1. . . . Where were the builders, the luminous sons of Manvantaric dawn? . . . In the unknown darkness in their Ah-hi Paranishpanna. The producers of form from no-form—the root of the world—the Devamatri and Svâbhâvat, rested in the bliss of non-being.
2. . . . Where was silence? Where the ears to sense it? No, there was neither silence nor sound; naught save ceaseless eternal breath, which knows itself not.
“Mr. Keightley: Is this question possible to answer? Is it utterly nonsensical to say, when you speak of gas, you perceive the different elements in the gas, as distinguished from its liquid condition?
Mme. Blavatsky: It is in the liquid condition, and yet you can detect the gas in this liquid condition, you detect it clairvoyantly.
Mr. A. Keightley: For instance, oxygen ordinarily is in a gas; by various processes it is reduced to a liquid and solidified. The question really means this: when you find it in the gaseous condition, is it the element of air in the oxygen, the occult element of air which is perceived; and again the occult element of water which is perceived in the liquid condition, and the occult element of earth in the solid?

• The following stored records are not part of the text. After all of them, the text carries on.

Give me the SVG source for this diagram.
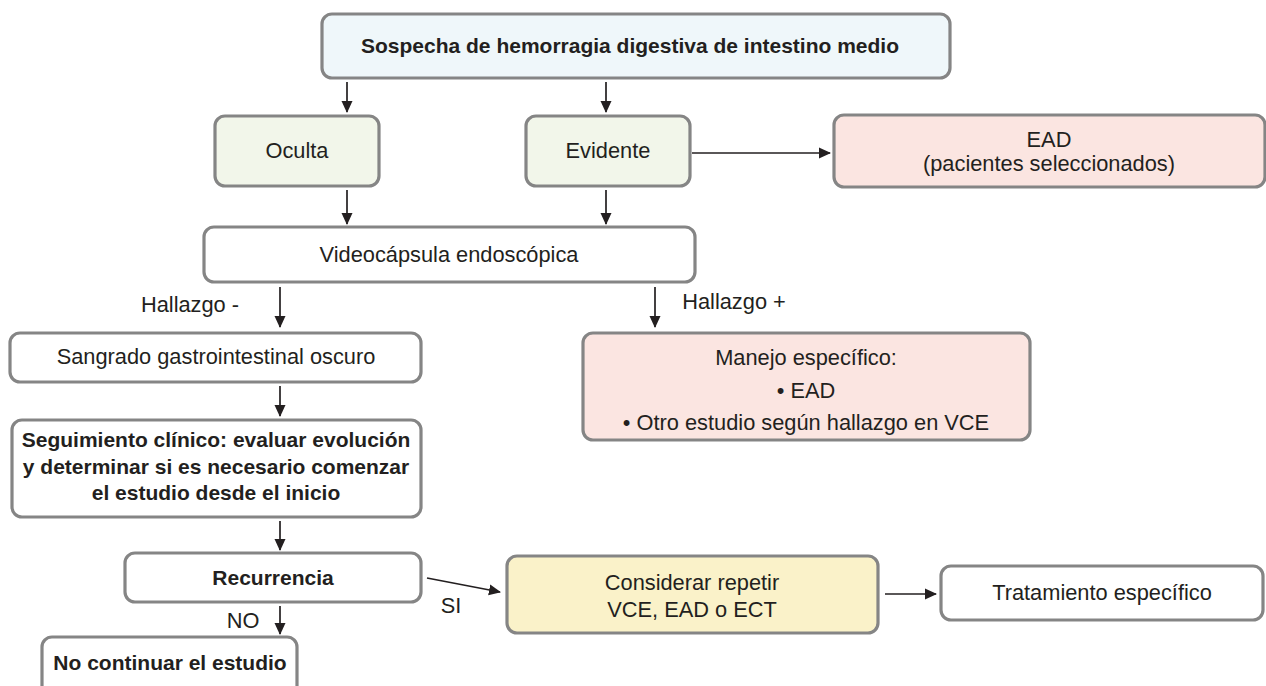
<svg xmlns="http://www.w3.org/2000/svg" width="1266" height="686" viewBox="0 0 1266 686">
<defs>
<marker id="ah" markerUnits="userSpaceOnUse" markerWidth="12" markerHeight="12" viewBox="0 0 12 12" refX="11" refY="6" orient="auto">
<path d="M0,0.5 L12,6 L0,11.5 Z" fill="#231f20"/>
</marker>
<style>
.box{stroke:#858585;stroke-width:3.2;}
.w{fill:#ffffff;}
.blue{fill:#eff7fa;}
.green{fill:#f2f6ea;}
.pink{fill:#fbe5e1;}
.yellow{fill:#faf2c9;}
text{font-family:"Liberation Sans",Arial,sans-serif;font-size:21.8px;fill:#231f20;text-anchor:middle;}
.b{font-weight:bold;font-size:21px;}
.c line{stroke:#231f20;stroke-width:1.7;marker-end:url(#ah);}
</style>
</defs>
<rect width="1266" height="686" fill="#ffffff"/>
<g id="n-sospecha"><rect class="box blue" x="322" y="14" width="628" height="64" rx="10"/><text class="b" x="630" y="53">Sospecha de hemorragia digestiva de intestino medio</text></g>
<g id="n-oculta"><rect class="box green" x="215" y="116" width="164" height="70" rx="10"/><text x="297" y="158">Oculta</text></g>
<g id="n-evidente"><rect class="box green" x="526" y="116" width="164" height="70" rx="10"/><text x="608" y="158">Evidente</text></g>
<g id="n-ead"><rect class="box pink" x="834" y="115" width="431" height="72" rx="10"/><text x="1049" y="147">EAD</text><text x="1049" y="171">(pacientes seleccionados)</text></g>
<g id="n-vce"><rect class="box w" x="204" y="227" width="491" height="55" rx="10"/><text x="449" y="262">Videocápsula endoscópica</text></g>
<g id="n-sangrado"><rect class="box w" x="10" y="333" width="411" height="49" rx="10"/><text x="216" y="364">Sangrado gastrointestinal oscuro</text></g>
<g id="n-manejo"><rect class="box pink" x="583" y="333" width="447" height="107" rx="10"/><text x="806" y="365">Manejo específico:</text><text x="806" y="398">• EAD</text><text x="806" y="430">• Otro estudio según hallazgo en VCE</text></g>
<g id="n-seguimiento"><rect class="box w" x="12" y="420" width="409" height="97" rx="10"/><text class="b" x="216" y="447">Seguimiento clínico: evaluar evolución</text><text class="b" x="216" y="474">y determinar si es necesario comenzar</text><text class="b" x="216" y="500">el estudio desde el inicio</text></g>
<g id="n-recurrencia"><rect class="box w" x="125" y="553" width="296" height="49" rx="10"/><text class="b" x="273" y="585">Recurrencia</text></g>
<g id="n-nocontinuar"><rect class="box w" x="42" y="637" width="255" height="70" rx="10"/><text class="b" x="170" y="670">No continuar el estudio</text></g>
<g id="n-considerar"><rect class="box yellow" x="507" y="556" width="371" height="77" rx="10"/><text x="692" y="590">Considerar repetir</text><text x="692" y="617">VCE, EAD o ECT</text></g>
<g id="n-tratamiento"><rect class="box w" x="941" y="566" width="322" height="54" rx="10"/><text x="1102" y="600">Tratamiento específico</text></g>
<g id="connectors" class="c">
<line x1="347" y1="82" x2="347" y2="112"/>
<line x1="606" y1="82" x2="606" y2="112"/>
<line x1="692" y1="153" x2="830" y2="153"/>
<line x1="347" y1="190" x2="347" y2="224"/>
<line x1="606" y1="190" x2="606" y2="224"/>
<line x1="280" y1="287" x2="280" y2="327"/>
<line x1="655" y1="287" x2="655" y2="327"/>
<line x1="280" y1="386" x2="280" y2="416"/>
<line x1="280" y1="521" x2="280" y2="550"/>
<line x1="280" y1="606" x2="280" y2="634"/>
<line x1="427" y1="578" x2="500" y2="592"/>
<line x1="885" y1="594" x2="936" y2="594"/>
</g>
<g id="labels">
<text x="190" y="312">Hallazgo -</text>
<text x="734" y="309">Hallazgo +</text>
<text x="243" y="628">NO</text>
<text x="451" y="613">SI</text>
</g>
</svg>
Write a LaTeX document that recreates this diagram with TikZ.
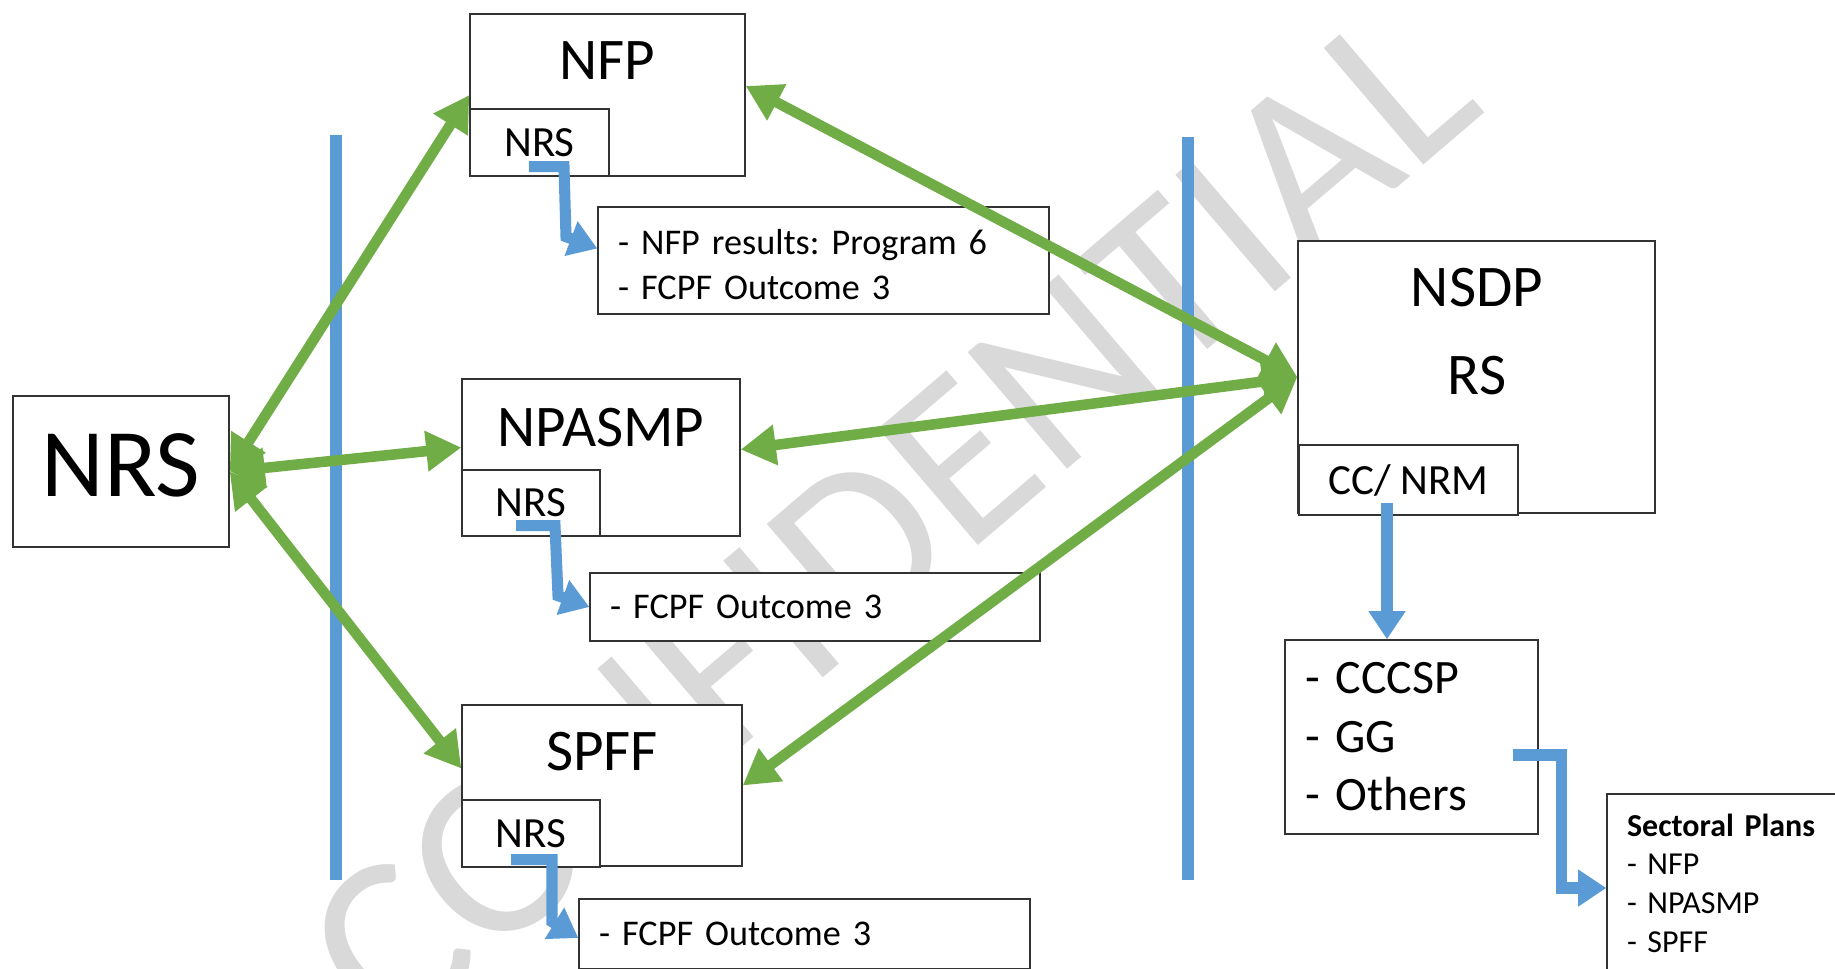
\documentclass[tikz,border=0pt]{standalone}
\usepackage{fontspec}
\setmainfont{Carlito}
\frenchspacing
\usetikzlibrary{arrows.meta,calc}
\definecolor{plangreen}{RGB}{112,173,71}
\definecolor{planblue}{RGB}{91,155,213}
\definecolor{markgray}{RGB}{217,217,217}

\begin{document}
\begin{tikzpicture}[x=0.02cm, y=-0.02cm,
  box/.style={draw=black!80, line width=0.8pt, fill=white, inner sep=0pt},
  listbox/.style={box, align=left, inner xsep=0.4cm},
  duo/.style={<->, >={Triangle[length=20pt,width=22pt]}, plangreen, line width=6pt},
  link/.style={->, >={Triangle[length=16pt,width=20pt]}, planblue, line width=6.3pt},
  divider/.style={planblue, line width=6.5pt},
  bigtxt/.style={font=\fontsize{55.2}{66}\selectfont},
  titletxt/.style={font=\fontsize{33.6}{40}\selectfont},
  subtxt/.style={font=\fontsize{24.5}{29}\selectfont},
  itemtxt/.style={font=\fontsize{20.6}{25.6}\selectfont}]
  \useasboundingbox (0,0) rectangle (1835,968);
  \clip (0,0) rectangle (1835,968);

  % 水印
  \node[text=markgray, font=\fontsize{136}{160}\selectfont, rotate=40.5] (mark) at (890,520) {CONFIDENTIAL};

  % 分隔线
  \draw[divider] (336,135) -- (336,880);
  \draw[divider] (1188,137) -- (1188,880);

  % 节点定义
  \node[box, bigtxt, minimum width=4.32cm, minimum height=3.02cm] (nrs) at (121,471.5) {\raisebox{3.4pt}[\height][\depth]{NRS}};

  \node[box, minimum width=5.5cm, minimum height=3.24cm] (nfp) at (607.5,95) {};
  \node[titletxt] (nfpT) at (607,61) {NFP};
  \node[box, subtxt, minimum width=2.78cm, minimum height=1.34cm] (nfpnrs) at (539.5,142.5) {NRS};
  \node[listbox, itemtxt, text width=8.22cm, minimum height=2.14cm] (nfpres) at (823.5,260.5) {\rule{0pt}{19pt}- NFP results: Program 6\\- FCPF Outcome 3};

  \node[box, minimum width=5.56cm, minimum height=3.14cm] (npasmp) at (601,457.5) {};
  \node[titletxt] (npasmpT) at (601,428) {NPASMP};
  \node[box, subtxt, minimum width=2.76cm, minimum height=1.32cm] (npasmpnrs) at (531,503) {NRS};
  \node[listbox, itemtxt, text width=8.2cm, minimum height=1.36cm] (npasmpres) at (815,607) {- FCPF Outcome 3};

  \node[box, minimum width=5.6cm, minimum height=3.22cm] (spff) at (602,785.5) {};
  \node[titletxt] (spffT) at (602,752) {SPFF};
  \node[box, subtxt, minimum width=2.76cm, minimum height=1.34cm] (spffnrs) at (531,833.5) {NRS};
  \node[listbox, itemtxt, text width=8.22cm, minimum height=1.4cm] (spffres) at (804.5,934) {- FCPF Outcome 3};

  \node[box, minimum width=7.14cm, minimum height=5.44cm] (nsdp) at (1476.5,377) {};
  \node[titletxt] (nsdpT) at (1477,288) {NSDP};
  \node[titletxt] (rsT) at (1477,376) {RS};
  \node[box, subtxt, minimum width=4.38cm, minimum height=1.4cm] (ccnrm) at (1408.5,480) {CC/ NRM};

  \node[listbox, font=\fontsize{27.3}{33.3}\selectfont, text width=4.26cm, minimum height=3.88cm] (cccsp) at (1411.5,737) {- CCCSP\\- GG\\- Others};
  \node[listbox, font=\fontsize{18.2}{22}\selectfont, text width=4.06cm, minimum height=3.56cm] (sectoral) at (1728.5,883) {\textbf{Sectoral Plans}\\- NFP\\- NPASMP\\- SPFF};

  % 蓝色箭头
  \draw[link] ($(nfpnrs.south)+(-10.5,-10)$) -- ++(35,0) -- ++(2,70) -- ($(nfpres.west)+(0,-12)$);
  \draw[link] ($(npasmpnrs.south)+(-15,-11)$) -- ++(39,0) -- ++(3,70) -- (npasmpres.west);
  \draw[link] ($(spffnrs.south)+(-20,-8)$) -- ++(41,0) -- ++(0,62) -- ($(spffres.west)+(0,4)$);
  \draw[link] ($(ccnrm.south)+(-21.5,-13)$) -- ($(cccsp.north)+(-24.5,0)$);
  \draw[link] ($(cccsp.east)+(-26,18)$) -| ($(sectoral.west)+(-45,5)$) -- ($(sectoral.west)+(0,5)$);

  % 双向箭头
  \draw[duo] (nrs.east) -- (nfp.west);
  \draw[duo] (nrs.east) -- ($(npasmp.west)+(0,-10)$);
  \draw[duo] (nrs.east) -- ($(spff.west)+(0,-17)$);
  \draw[duo] ($(nfp.east)+(0,-9)$) -- (nsdp.west);
  \draw[duo] ($(npasmp.east)+(0,-8)$) -- (nsdp.west);
  \draw[duo] (spff.east) -- (nsdp.west);
\end{tikzpicture}
\end{document}
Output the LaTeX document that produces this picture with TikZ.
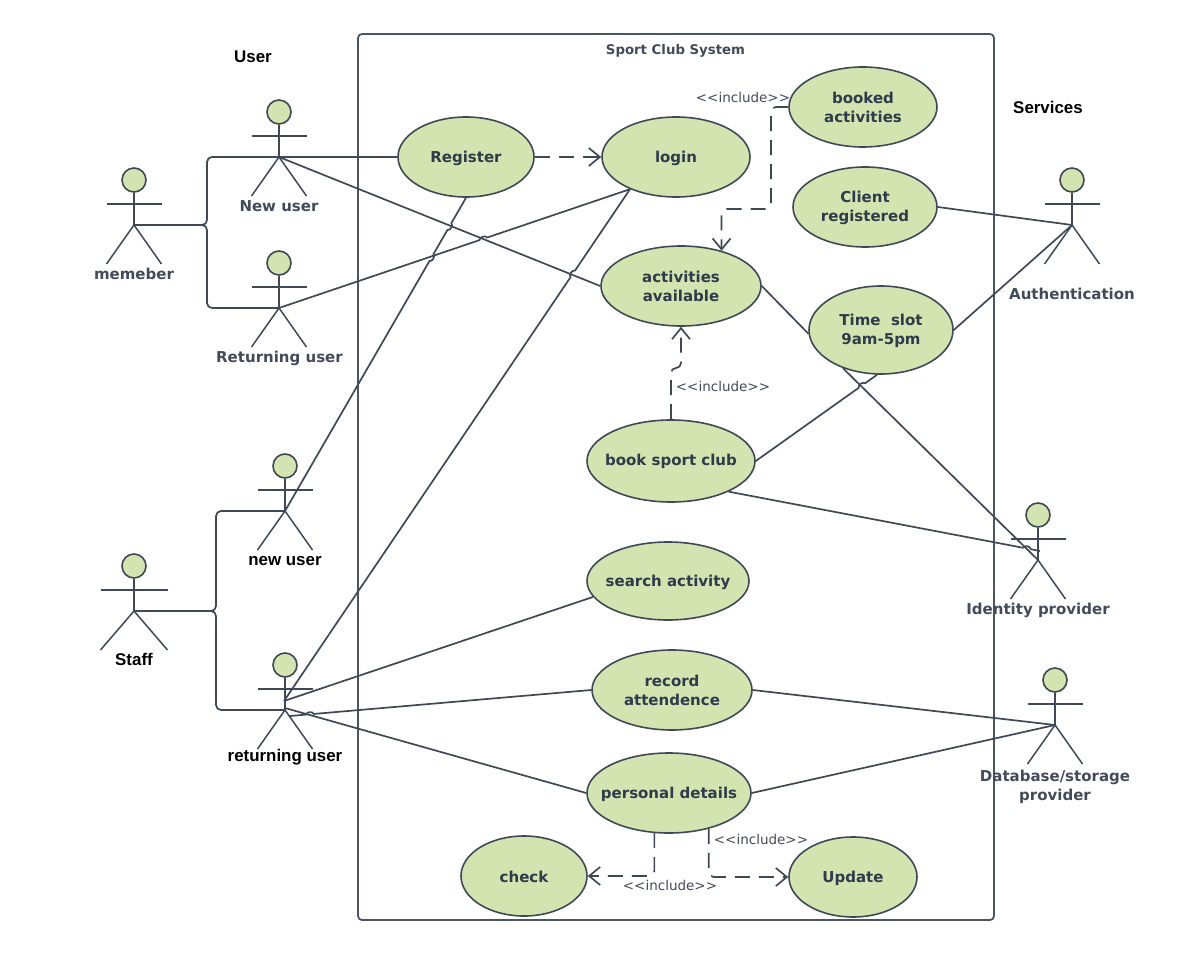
\documentclass[tikz,border=0pt]{standalone}
\usepackage{fontspec}
\setmainfont{DejaVu Sans}[Ligatures=NoCommon]
\newfontfamily\blackfont{Liberation Sans}
\usetikzlibrary{shapes.geometric,calc,arrows.meta}
\definecolor{ln}{HTML}{3F4956}
\definecolor{fr}{HTML}{4A5563}
\definecolor{fl}{HTML}{D3E4B0}
\definecolor{tx}{HTML}{2F3A4A}
\definecolor{tg}{HTML}{414B5A}
\tikzset{
  conn/.style={draw=ln,line width=1.7pt},
  dep/.style={draw=ln,line width=1.7pt,dash pattern=on 15pt off 9pt,rounded corners=5pt,-{Straight Barb[length=11pt,width=18pt]}},
  branch/.style={draw=ln,line width=1.7pt,rounded corners=5pt},
  uc/.style={ellipse,draw=ln,line width=1.6pt,fill=fl,inner sep=0pt},
  uctext/.style={align=center,text=tx,inner sep=0pt,font=\fontsize{15}{19}\selectfont\bfseries},
  head/.style={circle,draw=ln,line width=1.6pt,fill=fl,inner sep=0pt,minimum size=24pt},
  limb/.style={draw=ln,line width=1.5pt},
  alabel/.style={text=tg,align=center,inner sep=0pt,font=\fontsize{15}{19}\selectfont\bfseries},
  blabel/.style={text=black,inner sep=0pt,font=\blackfont\fontsize{16.9}{19}\selectfont\bfseries},
  inc/.style={text=tg,inner sep=0pt,font=\fontsize{13.5}{16}\selectfont},
}
\newcommand{\actor}[4][27.5]{%
  \coordinate (#2) at (#3,#4);
  \node[head] (#2h) at (#3,#4-45) {};
  \draw[limb] (#2h) -- (#2);
  \draw[limb] (#2) ++(-#1,-21) -- ++(2*#1,0);
  \draw[limb] (#3-#1,#4+39) -- (#2) -- (#3+#1,#4+39);
}
\newcommand{\usecase}[7][0.5]{%
  \node[uc,minimum width=#5pt,minimum height=#6pt] (#2) at (#3,#4) {};
  \node[uctext] (#2t) at (#3,#4+#1) {#7};}
\newcommand{\incl}{{<}{<}include{>}{>}}
\begin{document}
\begin{tikzpicture}[x=1pt,y=-1pt]
\useasboundingbox (0,0) rectangle (1200,955);
\draw[draw=fr,line width=1.8pt,rounded corners=4pt] (358,34) rectangle (994,920);

\usecase[1.7]{reg}{466}{157}{136}{80}{Register}
\usecase[1.7]{login}{676}{157}{148}{80}{login}
\usecase[0]{booked}{863}{107}{148}{80}{booked\\activities}
\usecase{client}{865}{207}{144}{80}{Client\\registered}
\usecase{avail}{681}{286}{160}{80}{activities\\available}
\usecase[1.3]{slot}{881}{330}{144}{88}{Time\ \ slot\\9am-5pm}
\usecase{book}{671}{461}{168}{82}{book sport club}
\usecase[1.5]{search}{668}{581}{162}{78}{search activity}
\usecase{record}{672}{690}{160}{80}{record\\attendence}
\usecase[1.5]{pers}{669}{793}{164}{80}{personal details}
\usecase{check}{524}{876}{126}{80}{check}
\usecase[1.5]{upd}{853}{877}{128}{80}{Update}

\actor{mem}{134}{225}
\actor{newu}{279}{157}
\actor{retu}{279}{308}
\actor{newst}{285}{511}
\actor[33.5]{staff}{134}{611}
\actor{retst}{285}{710}
\actor{auth}{1072}{225}
\actor{idp}{1038}{560}
\actor{dbs}{1055}{725}

\coordinate (retstA) at (284,701);
\coordinate (retstB) at (290,716);
\coordinate (retstC) at (285,708);
\coordinate (idpA) at (1040,551);

% branches
\draw[branch] (mem) -- ++(73,0) |- (newu);
\draw[branch] (mem) -- ++(73,0) |- (retu);
\draw[branch] (staff) -- ++(82,0) |- (newst);
\draw[branch] (staff) -- ++(82,0) |- (retst);

% associations
\draw[conn] (newu) -- (reg.west);
\draw[conn] (newu) -- (avail.west);
\draw[conn] (reg.south) -- ($(reg.south)!0.081!(newst)$) to[bend left=70] ($(reg.south)!0.103!(newst)$)
  -- ($(reg.south)!0.180!(newst)$) to[bend left=70] ($(reg.south)!0.202!(newst)$) -- (newst);
\draw[conn] (retu) -- ($(retu)!0.571!(login.215)$) to[bend left=70] ($(retu)!0.593!(login.215)$) -- (login.215);
\draw[conn] (retstA) -- ($(retstA)!0.828!(login.215)$) to[bend left=70] ($(retstA)!0.841!(login.215)$) -- (login.215);
\draw[conn] (retstA) -- (search.192);
\draw[conn] (retstB) -- ($(retstB)!0.053!(record.west)$) to[bend left=70] ($(retstB)!0.079!(record.west)$) -- (record.west);
\draw[conn] (retstC) -- (pers.west);
\draw[conn] (avail.east) -- (slot.183);
\draw[conn] (client.east) -- (auth);
\draw[conn] (slot.east) -- (auth);
\draw[conn] (slot.225) -- (idp);
\draw[conn] (book.east) -- ($(book.east)!0.848!(slot.265)$) to[bend left=70] ($(book.east)!0.902!(slot.265)$) -- (slot.265);
\draw[conn] (book.-28.5) -- ($(book.-28.5)!0.945!(idpA)$) to[bend left=70] ($(book.-28.5)!0.971!(idpA)$) -- (idpA);
\draw[conn] (record.east) -- (dbs);
\draw[conn] (pers.east) -- (dbs);

% include dependencies
\draw[dep] (reg.east) -- (login.west);
\draw[dep] (booked.west) -| (771,209) -| (avail.41);
\draw[dep] (book.north) |- (681,368) -- (avail.south);
\draw[dep] (pers.-110.8) |- (check.east);
\draw[dep] (pers.-42) |- (upd.west);

% labels
\node[blabel] (tuser) at (253,56.5) {User};
\node[blabel] (tserv) at (1048,107.5) {Services};
\node[text=tg,inner sep=0pt,font=\fontsize{13.3}{16}\selectfont\bfseries] (tsys) at (675.5,51) {Sport Club System};
\node[alabel] (lnewu) at (279,206) {New user};
\node[alabel] (lmem) at (134,274) {memeber};
\node[alabel] (lretu) at (279.5,358.5) {Returning user};
\node[blabel] (lnewst) at (285,561) {new user};
\node[blabel] (lstaff) at (134,659.5) {Staff};
\node[blabel] (lretst) at (285,757) {returning user};
\node[alabel] (lauth) at (1072,293.5) {Authentication};
\node[alabel] (lidp) at (1038,610) {Identity provider};
\node[alabel] (ldbs) at (1055,787) {Database/storage\\provider};
\node[inc] (i1) at (743,97) {\incl};
\node[inc] (i2) at (723,386) {\incl};
\node[inc] (i3) at (761,839) {\incl};
\node[inc] (i4) at (670,885) {\incl};
\end{tikzpicture}
\end{document}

Mme. Blavatsky: Most assuredly. You have first of all fire – not the fire that burns there, but the real fire that the Rosicrucians talk about, the one flame, the fire of life. On the plane of differentiation it becomes fire in whatever aspect you like; fire from friction or whatever it is, it is fire.
Very well, after that it produces the heat in the liquid and then you pass through the element of water and from the liquid it becomes gas. You must know better than I, speaking of the physical things.
Then from the gas, the two gases mix up and produce water. You take simply a drop of water and follow it. When solid it becomes ice. When ice is liquefied it becomes water, this water becomes vapor, ether, anything you like; and then it entirely disappears in the universal flame, which of course you physicists won’t speak about.
The universal flame – you call it inter-ether, but follow it like that and there it is. It is the element which appears to you here, and to say that this gas is not there or these two are not there I should say is a fallacy. The only thing we can say is that the gases have passed from the plane of the objective into the plane of the subjective.
Mr. Kingsland: It seems to me that it is only possible with the physical senses to see one element at a time, and therefore we are quite right to say if anything is in a liquid state that we perceive is the element of water.
Mme. Blavatsky: Perfectly. There you are perfectly right, and an occultist will answer you so. He will say as I tell you: it has disappeared from the plane of the objective and appeared on the plane of the subjective.”